Home » Trout Quixote. five.

Trout Quixote. five.

The fish pictured above are rainbow trout. Oncorhynchus mykiss isn’t native to the east coast, but there are plenty of clean, cold spring creeks that sustain wild reproducing populations of the fish. The creek I was fishing in Northern Virginia is one such creek.

The fish pictured above are not from that creek.

I didn’t catch any fish in that creek, which means that I didn’t catch any trout anywhere near my hometown in Virginia. And I’ve moved back to New England, which means that I won’t be catching any trout anywhere near my hometown in Virginia anytime soon.

But before I get too introspective, let me explain what happened after I stumbled and fell and sweated and grimaced my way to the mouth of this creek.

The stream was beautiful. The banks were lush, the bottom was gravelly, and the water was moving along in a good riffle/run/pool cadence. There were Japanese beetles and flying ants everywhere, so I was plopping a generic little foam terrestrial in every possible fish holding spot. I worked methodically, making sure all the likely and maybe-likely feeding lanes were covered.

I saw sculpins and dace, turtles and frogs. No trout. Each pool I fished looked better than the previous one, but nothing took notice of my fly aside from the aforementioned baitfish – their telltale dimpling rises barely making the fly move on the surface of the water.

From beginning at a place of complete solitude at the creek mouth, I began to sense my isolation waning. Vehicle noise was faint but present. The tree line grew thinner, and there was mowed lawns on either side. The tops of large houses were visible just over little hills. Then, I heard the sound of people and knew I was getting too close for my conscience. Nothing was posted, but I was also aware that I was in a grey area when it came to access. I didn’t want to fight that battle from an “asking for forgiveness is easier than asking for permission” position.

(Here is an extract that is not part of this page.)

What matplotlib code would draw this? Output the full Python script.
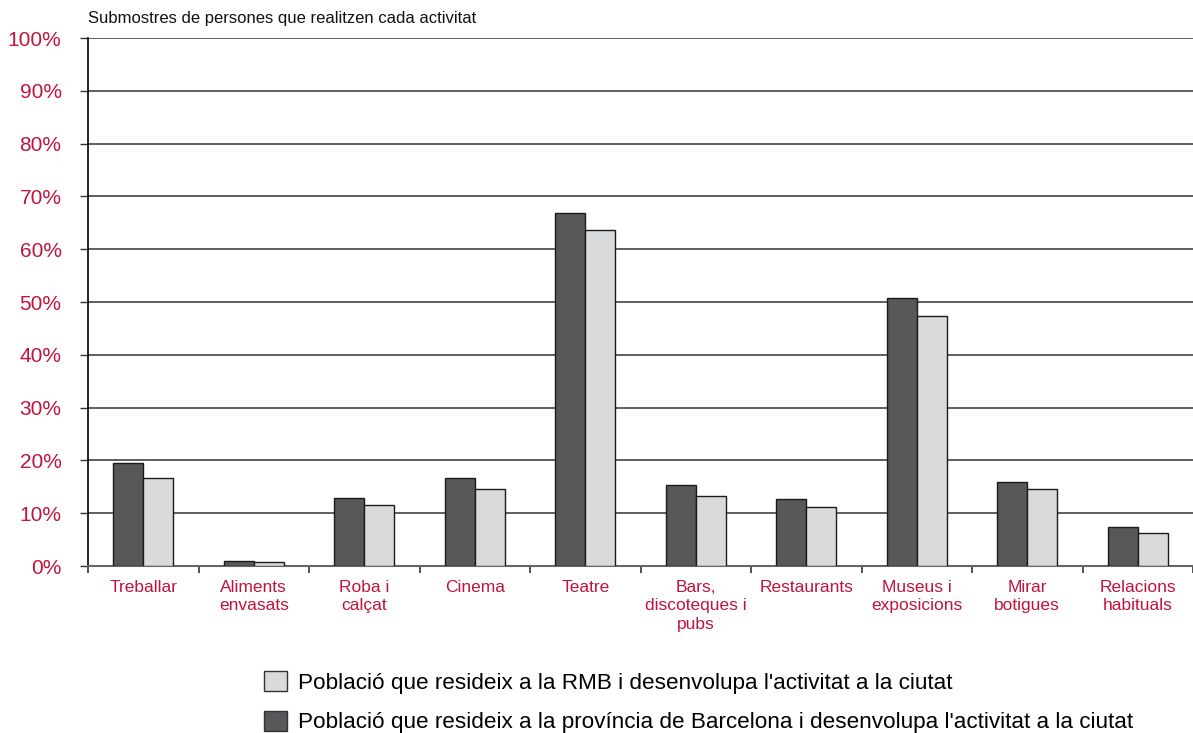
import matplotlib
matplotlib.use("Agg")
import matplotlib.pyplot as plt
import numpy as np
from matplotlib.patches import Patch

plt.rcParams['font.family'] = ['Liberation Sans', 'DejaVu Sans']

categories = ["Treballar", "Aliments\nenvasats", "Roba i\ncalçat", "Cinema", "Teatre",
              "Bars,\ndiscoteques i\npubs", "Restaurants", "Museus i\nexposicions",
              "Mirar\nbotigues", "Relacions\nhabituals"]
provincia = [19.5, 0.95, 12.9, 16.7, 66.8, 15.3, 12.6, 50.8, 15.9, 7.3]
rmb = [16.7, 0.75, 11.6, 14.6, 63.6, 13.3, 11.1, 47.4, 14.5, 6.3]
yticks = [0, 10, 20, 30, 40, 50, 60, 70, 80, 90, 100]
ytick_labels = [f"{v}%" for v in yticks]
label_rmb = "Població que resideix a la RMB i desenvolupa l'activitat a la ciutat"
label_prov = "Població que resideix a la província de Barcelona i desenvolupa l'activitat a la ciutat"

red = '#c0143c'
dark = '#58585a'
light = '#d9dadc'

fig = plt.figure(figsize=(11.93, 7.33), dpi=100)
ax = fig.add_axes([88/1193, 1-566/733, 1-88/1193, (566-38)/733])

x = np.arange(len(categories))
w = 0.272
ax.bar(x - w/2, provincia, w, color=dark, edgecolor='#1a1a1a', linewidth=1.0, zorder=3)
ax.bar(x + w/2, rmb, w, color=light, edgecolor='#1a1a1a', linewidth=1.0, zorder=3)

ax.set_xlim(-0.5, len(categories) - 0.5)
ax.set_ylim(0, 100)
ax.set_yticks(yticks)
ax.set_yticklabels(ytick_labels, color=red, fontsize=15)
ax.yaxis.grid(True, color='#333333', linewidth=1.1, zorder=0)
ax.set_axisbelow(True)
ax.tick_params(axis='y', length=6, width=1.0, color='#333333', pad=13)

ax.set_xticks(x)
ax.set_xticklabels(categories, color=red, fontsize=12.5, linespacing=1.3, va='top')
ax.tick_params(axis='x', length=0, pad=10)
ax.set_xticks(np.arange(len(categories) + 1) - 0.5, minor=True)
ax.tick_params(axis='x', which='minor', length=5, width=1.2, color='#333333', direction='out')

for s in ['top', 'right']:
    ax.spines[s].set_visible(False)
ax.spines['left'].set_color('black')
ax.spines['left'].set_linewidth(1.2)
ax.spines['bottom'].set_color('#666666')
ax.spines['bottom'].set_linewidth(1.5)

fig.text(88/1193, 1-18/733, "Submostres de persones que realitzen cada activitat",
         fontsize=12, color='#111111', va='center', ha='left')

handles = [Patch(facecolor=light, edgecolor='#333333', linewidth=1.0, label=label_rmb),
           Patch(facecolor=dark, edgecolor='#333333', linewidth=1.0, label=label_prov)]
fig.legend(handles=handles, loc='upper left', bbox_to_anchor=(264/1193, 1-671/733),
           frameon=False, fontsize=16.2, handlelength=1.0, handleheight=1.0,
           labelspacing=0.75, handletextpad=0.5, borderaxespad=0, borderpad=0)

fig.savefig("out.png", dpi=100)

Plus, these were rainbows. It would be fun, but it wasn’t brook trout. They were wild, but they weren’t native. It would be fun, but not what I wanted with this whole Trout Quixote thing.

***

There is a small stream with a reproducing population of brook trout in Northern Virginia. It is a little further from my hometown. I know precisely where it is, where the fish are, and the story of the watershed. But it is fragile, small, and not something that I want to mess with just so I can check off a box on my angling wish list.

Again, just having the knowledge that there are trout within close proximity is captivating. And once more, I’m back in New England where I did find a small spring within a fifteen-mile radius which has a flow that holds a native population of brook trout.

What else could I ask for? They are fish; this is my home; that should be enough. If it isn’t, that is a me issue – not the burden of some against the odds project to locate trout that have hung on by an ecological thread while the vast majority of their species has been extirpated.

So here is me being introspective: This trout quest was fun. It was a challenge. It got me fishing, thinking, and exploring. It didn’t end like I thought I wanted it to, but it did end. And it ended like I really wanted it to: me and some brook trout, living in close proximity to one another.